By Stuart Brotman
May 20, 2015 at 5:00 am ET
The Media Institute recently unveiled an analysis that implements a new approach for assessing a country’s broadband Internet capabilities. My five-year study, “Net Vitality: Identifying the Top-Tier Global Broadband Internet Ecosystem Leaders,“ identifies five countries leading in their deployment and use of the broadband Internet ecosystem. The study is based on 52 indices that assess applications and content, devices, and networks, along with relevant macroeconomic factors. The top-tier country leaders of the Net Vitality Index are the United States, South Korea, Japan, the United Kingdom and France.

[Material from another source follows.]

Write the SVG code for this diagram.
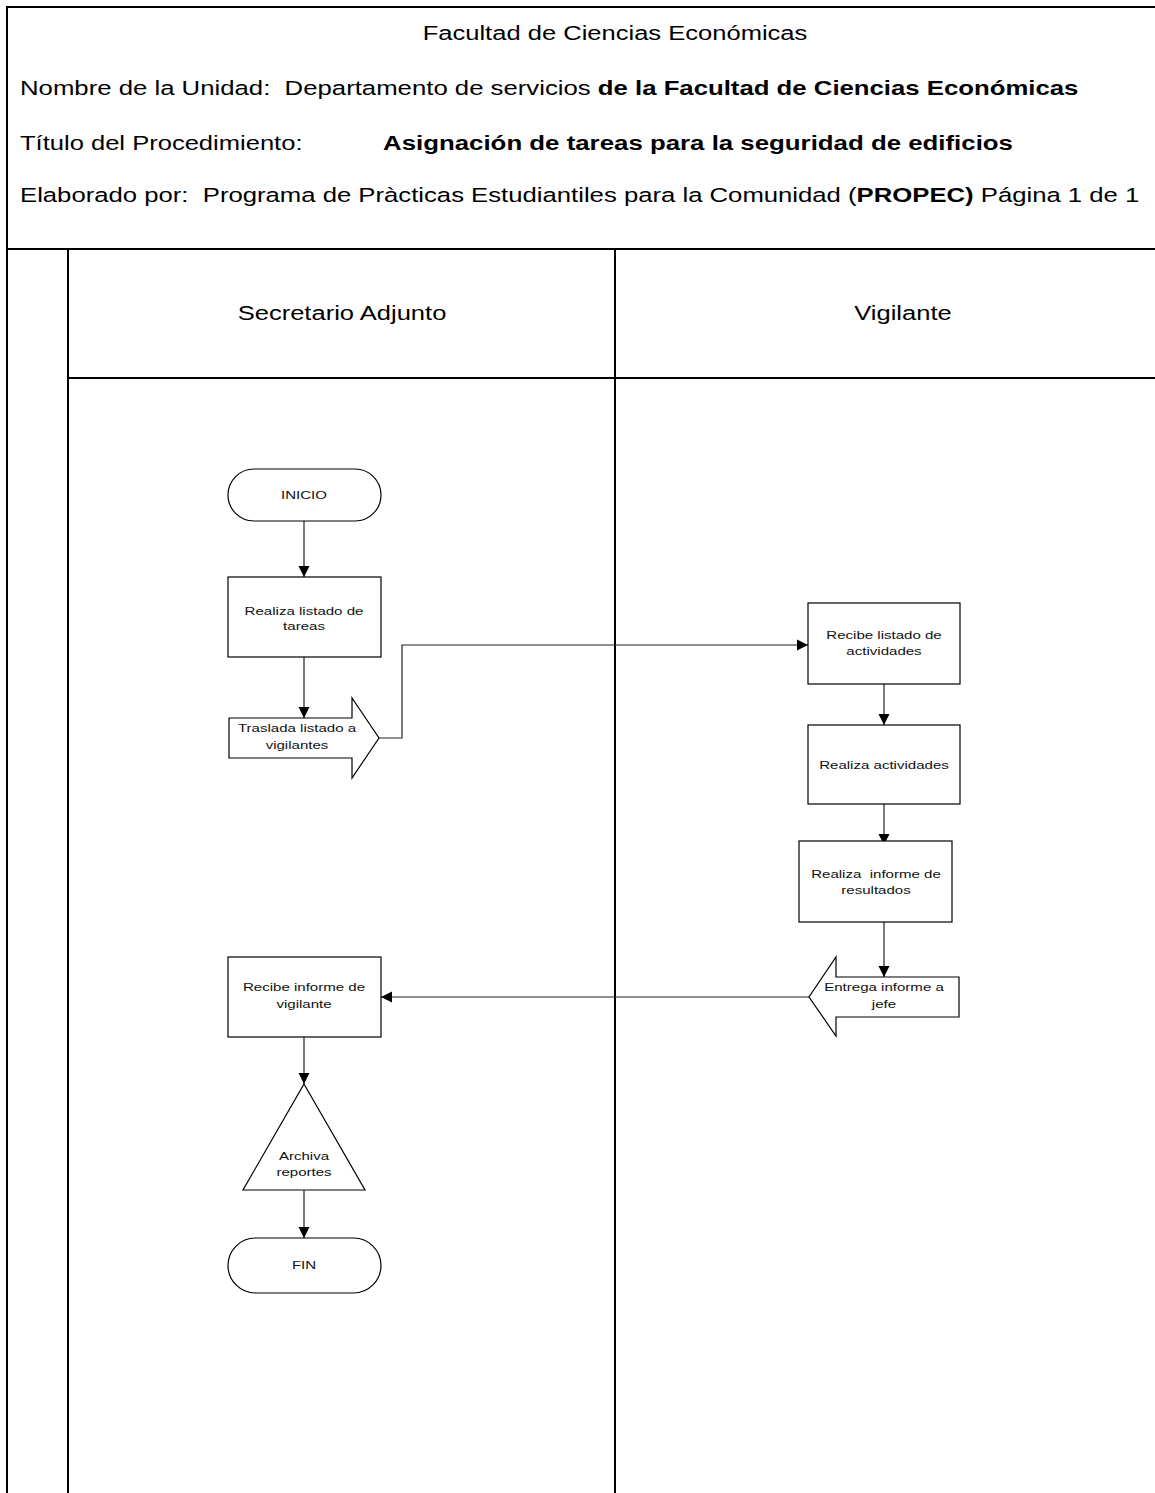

These global broadband Internet leaders exemplify an ability to set a course that favors competitive time over political time. This policy preference reflects an understanding that it often takes at least a decade, if not more, for an industry to create competitive advantage. This is because it takes years to upgrade human skills, invest in products and processes, build interdependent clusters (e.g., the broadband Internet ecosystem) and penetrate foreign markets.
As fast as Internet growth has been in recent years, it still is in the process of building up competitive advantage on a national basis. Developing a regulatory regime this early on may be well intentioned, even politically palatable. But it also poses a real potential barrier to the U.S. and other top-tier global broadband Internet leaders as they continue to build up their own competitive advantages.
Synchronizing the competitive time for companies, which represent a long time arc, with the shorter political time represented by two- and four-year election cycles, is a policy challenge that all the broadband global Internet leaders are facing. The top-tier global broadband Internet leaders understand the importance of a long-term view, and in varying degrees have exhibited greater patience than the political system may be advocating at a particular moment in time. As Harvard University Professor Michael Porter has commented, “Policies that unconsciously undermine innovation and dynamism represent the most common and most profound error” in government policymaking. The top-tier global broadband leaders would be well advised to pay greater attention to this concern as they attempt to balance the interests of competitive and political time.
These countries have benefited most when government is a catalyst and challenger. By encouraging companies to raise their aspirations and move to higher levels of competitive performance, governments of the five leading Net Vitality Index countries have been able to capitalize best on the favorable attributes that each country has in place.
It is not enough to set the policy bar to achieve an Open Internet. As a fuller understanding of the broadband Internet ecosystem reveals, the goal should be a Wide Open Internet, within each country and around the world. The idea of Net Vitality should become an important element of the policy discussion in the United States and elsewhere, further supporting the innovation and investment that has brought us so far to date.
Innovation and investment promise even greater impact for all users as the speed of Internet time continues apace. They are the most important building blocks for government policymakers to take into account if Net Vitality is to maximize the full potential of the broadband Internet ecosystem in the future.
Stuart N. Brotman is a faculty member at Harvard Law School and a Nonresident Senior Fellow at The Brookings Institution’s Center for Technology Innovation. He also serves on The Media Institute’s Global Internet Freedom Advisory Council.